▶ Data block:
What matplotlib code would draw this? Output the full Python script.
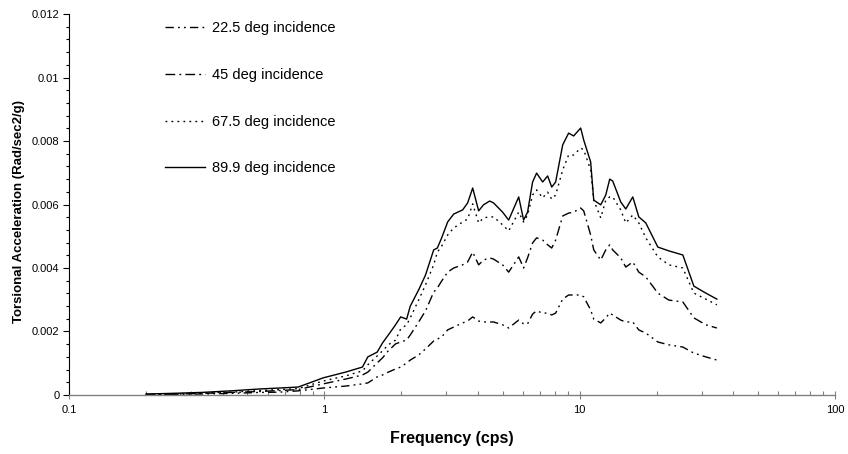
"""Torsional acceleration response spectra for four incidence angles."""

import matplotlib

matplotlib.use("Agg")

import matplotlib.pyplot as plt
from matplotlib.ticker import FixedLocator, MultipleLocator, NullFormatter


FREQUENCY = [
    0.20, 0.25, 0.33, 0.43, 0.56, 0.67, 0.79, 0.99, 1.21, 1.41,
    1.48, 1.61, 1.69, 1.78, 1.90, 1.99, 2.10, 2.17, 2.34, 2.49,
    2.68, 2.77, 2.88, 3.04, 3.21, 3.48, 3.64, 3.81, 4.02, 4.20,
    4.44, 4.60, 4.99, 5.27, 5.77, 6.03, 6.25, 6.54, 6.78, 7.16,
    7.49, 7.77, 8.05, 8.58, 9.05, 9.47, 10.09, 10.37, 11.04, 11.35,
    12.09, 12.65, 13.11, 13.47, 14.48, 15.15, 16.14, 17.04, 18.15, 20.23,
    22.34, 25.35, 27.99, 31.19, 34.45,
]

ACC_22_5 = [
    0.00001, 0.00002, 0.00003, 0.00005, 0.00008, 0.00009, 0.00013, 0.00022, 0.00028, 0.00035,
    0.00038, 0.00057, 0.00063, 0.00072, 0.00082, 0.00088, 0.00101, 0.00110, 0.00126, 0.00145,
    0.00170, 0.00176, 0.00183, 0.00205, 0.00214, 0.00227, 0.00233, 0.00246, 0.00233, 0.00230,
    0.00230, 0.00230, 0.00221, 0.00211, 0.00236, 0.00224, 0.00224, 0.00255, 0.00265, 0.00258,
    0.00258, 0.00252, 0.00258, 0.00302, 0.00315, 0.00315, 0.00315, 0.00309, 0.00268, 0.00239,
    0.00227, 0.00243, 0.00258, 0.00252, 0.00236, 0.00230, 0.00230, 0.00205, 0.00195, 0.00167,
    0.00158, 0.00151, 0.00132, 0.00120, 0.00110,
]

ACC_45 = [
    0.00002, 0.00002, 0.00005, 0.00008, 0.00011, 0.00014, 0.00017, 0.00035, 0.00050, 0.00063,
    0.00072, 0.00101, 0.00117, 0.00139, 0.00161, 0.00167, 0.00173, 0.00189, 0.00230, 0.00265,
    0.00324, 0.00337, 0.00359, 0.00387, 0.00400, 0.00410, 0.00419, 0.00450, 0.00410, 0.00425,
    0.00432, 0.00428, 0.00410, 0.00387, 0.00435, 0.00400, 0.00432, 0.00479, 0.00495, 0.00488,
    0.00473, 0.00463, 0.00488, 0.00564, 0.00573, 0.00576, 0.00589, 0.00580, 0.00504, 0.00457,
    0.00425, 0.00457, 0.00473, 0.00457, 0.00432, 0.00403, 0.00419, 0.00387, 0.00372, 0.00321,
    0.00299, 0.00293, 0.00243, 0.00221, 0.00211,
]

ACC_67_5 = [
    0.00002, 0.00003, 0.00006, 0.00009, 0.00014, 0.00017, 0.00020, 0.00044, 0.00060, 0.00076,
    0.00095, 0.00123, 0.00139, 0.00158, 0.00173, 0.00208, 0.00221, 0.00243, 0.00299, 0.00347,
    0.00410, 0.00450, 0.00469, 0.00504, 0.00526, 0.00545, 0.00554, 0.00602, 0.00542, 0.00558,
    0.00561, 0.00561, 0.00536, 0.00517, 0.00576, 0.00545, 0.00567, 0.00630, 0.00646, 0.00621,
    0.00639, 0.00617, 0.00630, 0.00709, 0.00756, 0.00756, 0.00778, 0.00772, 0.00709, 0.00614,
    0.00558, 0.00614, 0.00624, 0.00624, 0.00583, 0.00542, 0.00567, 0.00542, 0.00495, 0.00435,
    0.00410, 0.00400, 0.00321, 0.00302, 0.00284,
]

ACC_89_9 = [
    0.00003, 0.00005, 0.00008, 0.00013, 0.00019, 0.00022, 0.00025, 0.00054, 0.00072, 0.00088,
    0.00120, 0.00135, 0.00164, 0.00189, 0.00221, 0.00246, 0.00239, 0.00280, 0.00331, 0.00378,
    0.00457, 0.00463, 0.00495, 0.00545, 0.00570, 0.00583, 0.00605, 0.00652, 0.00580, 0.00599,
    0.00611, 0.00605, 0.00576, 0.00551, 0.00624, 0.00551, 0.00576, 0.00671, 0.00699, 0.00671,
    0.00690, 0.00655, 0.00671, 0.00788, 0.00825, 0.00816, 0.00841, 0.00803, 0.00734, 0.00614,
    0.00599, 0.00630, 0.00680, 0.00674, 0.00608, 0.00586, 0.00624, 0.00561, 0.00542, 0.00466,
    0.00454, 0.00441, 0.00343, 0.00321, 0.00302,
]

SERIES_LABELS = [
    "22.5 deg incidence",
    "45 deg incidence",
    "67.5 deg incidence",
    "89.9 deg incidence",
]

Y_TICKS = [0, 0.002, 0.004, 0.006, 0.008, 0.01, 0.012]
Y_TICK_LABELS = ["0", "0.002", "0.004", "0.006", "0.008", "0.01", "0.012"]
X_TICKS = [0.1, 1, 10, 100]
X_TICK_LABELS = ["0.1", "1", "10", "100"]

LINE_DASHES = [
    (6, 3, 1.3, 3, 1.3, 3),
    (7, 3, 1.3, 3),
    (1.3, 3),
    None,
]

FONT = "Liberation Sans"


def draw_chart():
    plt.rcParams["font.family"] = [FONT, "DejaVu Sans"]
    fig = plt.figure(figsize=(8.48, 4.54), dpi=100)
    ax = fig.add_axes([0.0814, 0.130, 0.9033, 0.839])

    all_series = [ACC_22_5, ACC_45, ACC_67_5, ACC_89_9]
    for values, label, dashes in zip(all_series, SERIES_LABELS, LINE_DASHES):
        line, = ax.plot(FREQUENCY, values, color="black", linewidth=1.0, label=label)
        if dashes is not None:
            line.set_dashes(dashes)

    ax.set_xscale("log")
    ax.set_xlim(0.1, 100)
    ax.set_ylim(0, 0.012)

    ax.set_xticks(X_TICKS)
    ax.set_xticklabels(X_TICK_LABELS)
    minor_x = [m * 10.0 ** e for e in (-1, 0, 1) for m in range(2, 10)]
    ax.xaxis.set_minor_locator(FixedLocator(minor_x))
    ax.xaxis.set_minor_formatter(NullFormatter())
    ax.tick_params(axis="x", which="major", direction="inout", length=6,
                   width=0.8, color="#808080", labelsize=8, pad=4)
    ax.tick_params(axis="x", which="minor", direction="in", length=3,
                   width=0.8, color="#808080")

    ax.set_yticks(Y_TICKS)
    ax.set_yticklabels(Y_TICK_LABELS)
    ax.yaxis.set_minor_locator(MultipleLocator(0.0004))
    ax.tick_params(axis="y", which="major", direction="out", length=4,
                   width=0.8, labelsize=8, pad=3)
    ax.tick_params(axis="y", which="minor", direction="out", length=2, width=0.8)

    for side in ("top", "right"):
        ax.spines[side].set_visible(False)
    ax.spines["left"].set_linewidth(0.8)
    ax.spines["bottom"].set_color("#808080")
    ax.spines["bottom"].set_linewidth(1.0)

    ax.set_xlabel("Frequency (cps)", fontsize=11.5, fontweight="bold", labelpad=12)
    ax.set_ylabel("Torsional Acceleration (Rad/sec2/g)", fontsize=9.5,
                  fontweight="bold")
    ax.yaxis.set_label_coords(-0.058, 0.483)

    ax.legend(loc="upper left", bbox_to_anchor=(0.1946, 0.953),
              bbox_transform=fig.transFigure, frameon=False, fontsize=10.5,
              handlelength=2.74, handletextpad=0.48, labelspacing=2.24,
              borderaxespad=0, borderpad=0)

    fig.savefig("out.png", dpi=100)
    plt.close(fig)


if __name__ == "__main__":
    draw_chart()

▶ Directive:
Leave out the pictures and give the listing above again exactly.

▶ Solution for this exercise:
What matplotlib code would draw this? Output the full Python script.
"""Torsional acceleration response spectra for four incidence angles."""

import matplotlib

matplotlib.use("Agg")

import matplotlib.pyplot as plt
from matplotlib.ticker import FixedLocator, MultipleLocator, NullFormatter


FREQUENCY = [
    0.20, 0.25, 0.33, 0.43, 0.56, 0.67, 0.79, 0.99, 1.21, 1.41,
    1.48, 1.61, 1.69, 1.78, 1.90, 1.99, 2.10, 2.17, 2.34, 2.49,
    2.68, 2.77, 2.88, 3.04, 3.21, 3.48, 3.64, 3.81, 4.02, 4.20,
    4.44, 4.60, 4.99, 5.27, 5.77, 6.03, 6.25, 6.54, 6.78, 7.16,
    7.49, 7.77, 8.05, 8.58, 9.05, 9.47, 10.09, 10.37, 11.04, 11.35,
    12.09, 12.65, 13.11, 13.47, 14.48, 15.15, 16.14, 17.04, 18.15, 20.23,
    22.34, 25.35, 27.99, 31.19, 34.45,
]

ACC_22_5 = [
    0.00001, 0.00002, 0.00003, 0.00005, 0.00008, 0.00009, 0.00013, 0.00022, 0.00028, 0.00035,
    0.00038, 0.00057, 0.00063, 0.00072, 0.00082, 0.00088, 0.00101, 0.00110, 0.00126, 0.00145,
    0.00170, 0.00176, 0.00183, 0.00205, 0.00214, 0.00227, 0.00233, 0.00246, 0.00233, 0.00230,
    0.00230, 0.00230, 0.00221, 0.00211, 0.00236, 0.00224, 0.00224, 0.00255, 0.00265, 0.00258,
    0.00258, 0.00252, 0.00258, 0.00302, 0.00315, 0.00315, 0.00315, 0.00309, 0.00268, 0.00239,
    0.00227, 0.00243, 0.00258, 0.00252, 0.00236, 0.00230, 0.00230, 0.00205, 0.00195, 0.00167,
    0.00158, 0.00151, 0.00132, 0.00120, 0.00110,
]

ACC_45 = [
    0.00002, 0.00002, 0.00005, 0.00008, 0.00011, 0.00014, 0.00017, 0.00035, 0.00050, 0.00063,
    0.00072, 0.00101, 0.00117, 0.00139, 0.00161, 0.00167, 0.00173, 0.00189, 0.00230, 0.00265,
    0.00324, 0.00337, 0.00359, 0.00387, 0.00400, 0.00410, 0.00419, 0.00450, 0.00410, 0.00425,
    0.00432, 0.00428, 0.00410, 0.00387, 0.00435, 0.00400, 0.00432, 0.00479, 0.00495, 0.00488,
    0.00473, 0.00463, 0.00488, 0.00564, 0.00573, 0.00576, 0.00589, 0.00580, 0.00504, 0.00457,
    0.00425, 0.00457, 0.00473, 0.00457, 0.00432, 0.00403, 0.00419, 0.00387, 0.00372, 0.00321,
    0.00299, 0.00293, 0.00243, 0.00221, 0.00211,
]

ACC_67_5 = [
    0.00002, 0.00003, 0.00006, 0.00009, 0.00014, 0.00017, 0.00020, 0.00044, 0.00060, 0.00076,
    0.00095, 0.00123, 0.00139, 0.00158, 0.00173, 0.00208, 0.00221, 0.00243, 0.00299, 0.00347,
    0.00410, 0.00450, 0.00469, 0.00504, 0.00526, 0.00545, 0.00554, 0.00602, 0.00542, 0.00558,
    0.00561, 0.00561, 0.00536, 0.00517, 0.00576, 0.00545, 0.00567, 0.00630, 0.00646, 0.00621,
    0.00639, 0.00617, 0.00630, 0.00709, 0.00756, 0.00756, 0.00778, 0.00772, 0.00709, 0.00614,
    0.00558, 0.00614, 0.00624, 0.00624, 0.00583, 0.00542, 0.00567, 0.00542, 0.00495, 0.00435,
    0.00410, 0.00400, 0.00321, 0.00302, 0.00284,
]

ACC_89_9 = [
    0.00003, 0.00005, 0.00008, 0.00013, 0.00019, 0.00022, 0.00025, 0.00054, 0.00072, 0.00088,
    0.00120, 0.00135, 0.00164, 0.00189, 0.00221, 0.00246, 0.00239, 0.00280, 0.00331, 0.00378,
    0.00457, 0.00463, 0.00495, 0.00545, 0.00570, 0.00583, 0.00605, 0.00652, 0.00580, 0.00599,
    0.00611, 0.00605, 0.00576, 0.00551, 0.00624, 0.00551, 0.00576, 0.00671, 0.00699, 0.00671,
    0.00690, 0.00655, 0.00671, 0.00788, 0.00825, 0.00816, 0.00841, 0.00803, 0.00734, 0.00614,
    0.00599, 0.00630, 0.00680, 0.00674, 0.00608, 0.00586, 0.00624, 0.00561, 0.00542, 0.00466,
    0.00454, 0.00441, 0.00343, 0.00321, 0.00302,
]

SERIES_LABELS = [
    "22.5 deg incidence",
    "45 deg incidence",
    "67.5 deg incidence",
    "89.9 deg incidence",
]

Y_TICKS = [0, 0.002, 0.004, 0.006, 0.008, 0.01, 0.012]
Y_TICK_LABELS = ["0", "0.002", "0.004", "0.006", "0.008", "0.01", "0.012"]
X_TICKS = [0.1, 1, 10, 100]
X_TICK_LABELS = ["0.1", "1", "10", "100"]

LINE_DASHES = [
    (6, 3, 1.3, 3, 1.3, 3),
    (7, 3, 1.3, 3),
    (1.3, 3),
    None,
]

FONT = "Liberation Sans"


def draw_chart():
    plt.rcParams["font.family"] = [FONT, "DejaVu Sans"]
    fig = plt.figure(figsize=(8.48, 4.54), dpi=100)
    ax = fig.add_axes([0.0814, 0.130, 0.9033, 0.839])

    all_series = [ACC_22_5, ACC_45, ACC_67_5, ACC_89_9]
    for values, label, dashes in zip(all_series, SERIES_LABELS, LINE_DASHES):
        line, = ax.plot(FREQUENCY, values, color="black", linewidth=1.0, label=label)
        if dashes is not None:
            line.set_dashes(dashes)

    ax.set_xscale("log")
    ax.set_xlim(0.1, 100)
    ax.set_ylim(0, 0.012)

    ax.set_xticks(X_TICKS)
    ax.set_xticklabels(X_TICK_LABELS)
    minor_x = [m * 10.0 ** e for e in (-1, 0, 1) for m in range(2, 10)]
    ax.xaxis.set_minor_locator(FixedLocator(minor_x))
    ax.xaxis.set_minor_formatter(NullFormatter())
    ax.tick_params(axis="x", which="major", direction="inout", length=6,
                   width=0.8, color="#808080", labelsize=8, pad=4)
    ax.tick_params(axis="x", which="minor", direction="in", length=3,
                   width=0.8, color="#808080")

    ax.set_yticks(Y_TICKS)
    ax.set_yticklabels(Y_TICK_LABELS)
    ax.yaxis.set_minor_locator(MultipleLocator(0.0004))
    ax.tick_params(axis="y", which="major", direction="out", length=4,
                   width=0.8, labelsize=8, pad=3)
    ax.tick_params(axis="y", which="minor", direction="out", length=2, width=0.8)

    for side in ("top", "right"):
        ax.spines[side].set_visible(False)
    ax.spines["left"].set_linewidth(0.8)
    ax.spines["bottom"].set_color("#808080")
    ax.spines["bottom"].set_linewidth(1.0)

    ax.set_xlabel("Frequency (cps)", fontsize=11.5, fontweight="bold", labelpad=12)
    ax.set_ylabel("Torsional Acceleration (Rad/sec2/g)", fontsize=9.5,
                  fontweight="bold")
    ax.yaxis.set_label_coords(-0.058, 0.483)

    ax.legend(loc="upper left", bbox_to_anchor=(0.1946, 0.953),
              bbox_transform=fig.transFigure, frameon=False, fontsize=10.5,
              handlelength=2.74, handletextpad=0.48, labelspacing=2.24,
              borderaxespad=0, borderpad=0)

    fig.savefig("out.png", dpi=100)
    plt.close(fig)


if __name__ == "__main__":
    draw_chart()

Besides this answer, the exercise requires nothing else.